Hoy manché mi ropa de sangre. Noté cómo fluía de mí y no me
sorprendió encontrarme calada más allá de la ropa interior. Hoy, una flor roja
brotó de mí fuera de casa, rodeada de gente y sin opción de regresar al hogar.
Durante unos instantes me poseyó la incertidumbre, el rubor,
maldecí lo sucedido. Cruzaron mi cabeza cien mil maneras absurdas de
solucionarlo o, a lo sumo, disimularlo… durante segundos juraría que me faltó
el aire de respirarlo tan rápido.
Y en ese revuelo irrumpió en mi mente un pensamiento
tranquilizador. El sencillo gesto de pasar de la negación a la aceptación. Me
serenó el no avergonzarme de ello. Pensé en lo ridícula que era esta situación
simplemente porque así la habíamos ido creando, poco a poco y día a día, en
nuestra relación, la de las mujeres, con nuestra propia sexualidad y en cómo
exteriorizar e integrar ésta en sociedad.

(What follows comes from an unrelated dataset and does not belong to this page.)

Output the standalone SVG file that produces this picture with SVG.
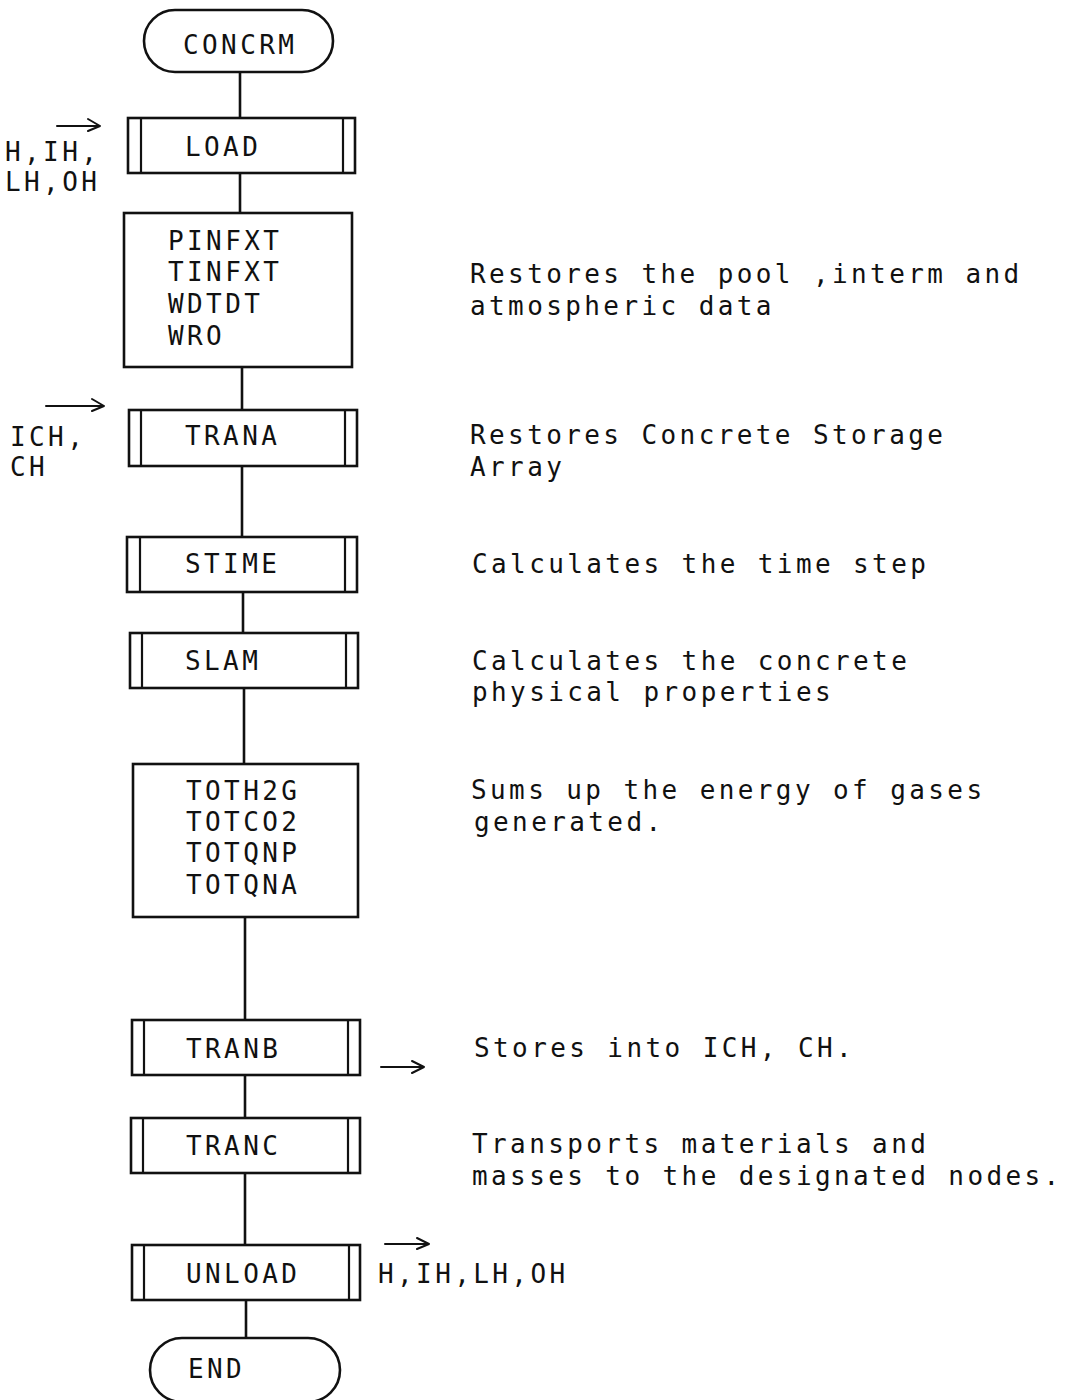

No es que desee hacer de la menstruación una bandera ni
tampoco por el hecho en sí de mostrar o provocar con ello, puesto que vivo mis
menstruaciones como una de las etapas más introspectivas de mi ciclo y, por
supuesto, esto conlleva un llamamiento a la intimidad, la soledad e incluso la melancolía…
pero ya sabemos que nuestro ritmo de vida dista mucho de nuestro ciclo vital y,
de este modo, a base de disfrazar la realidad, un gesto natural se transforma
en motivo de vergüenza, rechazo, mofa e inseguridad.
Pensé en la cantidad de mujeres a las que le habría ocurrido
y ocurrirá. En cómo trataremos una y otra vez de enmascarar su presencia, de
atarnos jerséis a la cintura, de envolver nuestras braguitas con papel, de
preocuparnos por su olor e incluso preguntarnos unas a otras, a modo de
confidencia, si queda algún rastro visible.
No era mi intención pasar el día con mi ropa manchada de sangre.
Pero ante el pavor al ridículo opté por no avergonzarme de lo sucedido, segura
ante mí misma de abandonar la careta de mujer perfecta e irreal que se nos
invita a llevar, y reanudé mi quehacer como si tal cosa. Probablemente este
hecho no haya pasado desapercibido para algunas personas y cabe la posibilidad
de que alguna etiqueta de esas fáciles de encasillar me haya caído, pero me
trae sin cuidado, porque sin pretenderlo pude experimentar hoy algo que en mi
nueva mente de mujer tiene cabida desde hace un tiempo y es que: aceptar tu
sexualidad, en todas sus variantes, también supone esto, le pese a quién le
pese en esta sociedad.
Sí, la sangre mancha cuando se desborda. Es roja, intensa,
cálida. A diario nos cruzamos con decenas de mujeres sangrantes sin percatarnos
de ello, pero el río rojo está ahí y ninguna mujer debería sentirse avergonzada
por su presencia. Hoy, como un susurro, vine a decirme a mí misma, que si no
puedo permitirme que fluya libremente, como desearía hacerlo en cada luna, día
y noche, al menos, tampoco voy a machacarme cuando accidentalmente traspase las
barreras de lo invisible, haciendo nombrable lo innombrable.